Upaya perlindungan terhadap orang Papua memang menjadi tanggung jawab setiap elemen masyarakat dan pemerintah. Tetapi, penting disadari bahwa orang Papua adalah penentu masa depannya. Merekalah yang menentukan masa depannya mau jadi seperti apa? Kini saatnya, orang Papua kembali ke budayanya. Kembali kepada budaya yang memberikan hidup. Budaya harus menjadi garda terdepan memelihara orang Papua. Semua ini dapat terwujud sejauh dikehendaki oleh orang Papua sebagai pemiliknya.
Kalau orang Papua masih mengabaikan budayanya, maka ratapan kematian tidak akan pernah berhenti. Sebaliknya, kalau budaya menjadi dasar hidup orang Papua, maka beberapa tahun ke depan orang Papua akan bertumbuh dan berkembang biak memenuhi tanah Papua.
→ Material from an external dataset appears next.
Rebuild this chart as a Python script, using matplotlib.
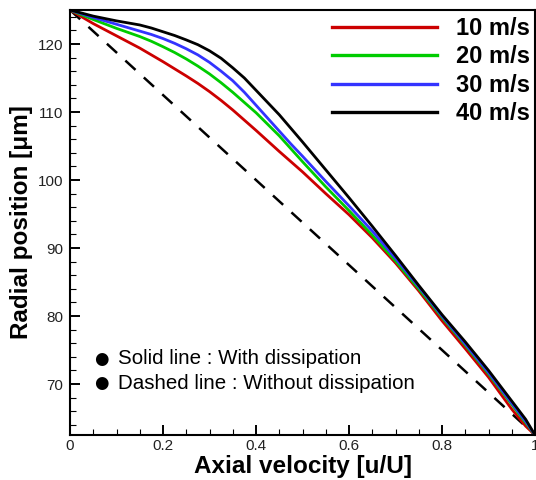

Mengakhiri catatan ini, saya mengajak segenap orang Papua untuk sadar akan situasi penderitaannya dan berjuang mengatasinya. Papua yang baik tidak ditentukan oleh pihak luar, melainkan oleh orang Papua sendiri. Nyanyian penderitaan dan kematian orang Papua akan berakhir tatkala orang Papua ‘hidup baik’ menurut budaya dan adat-istiadatnya.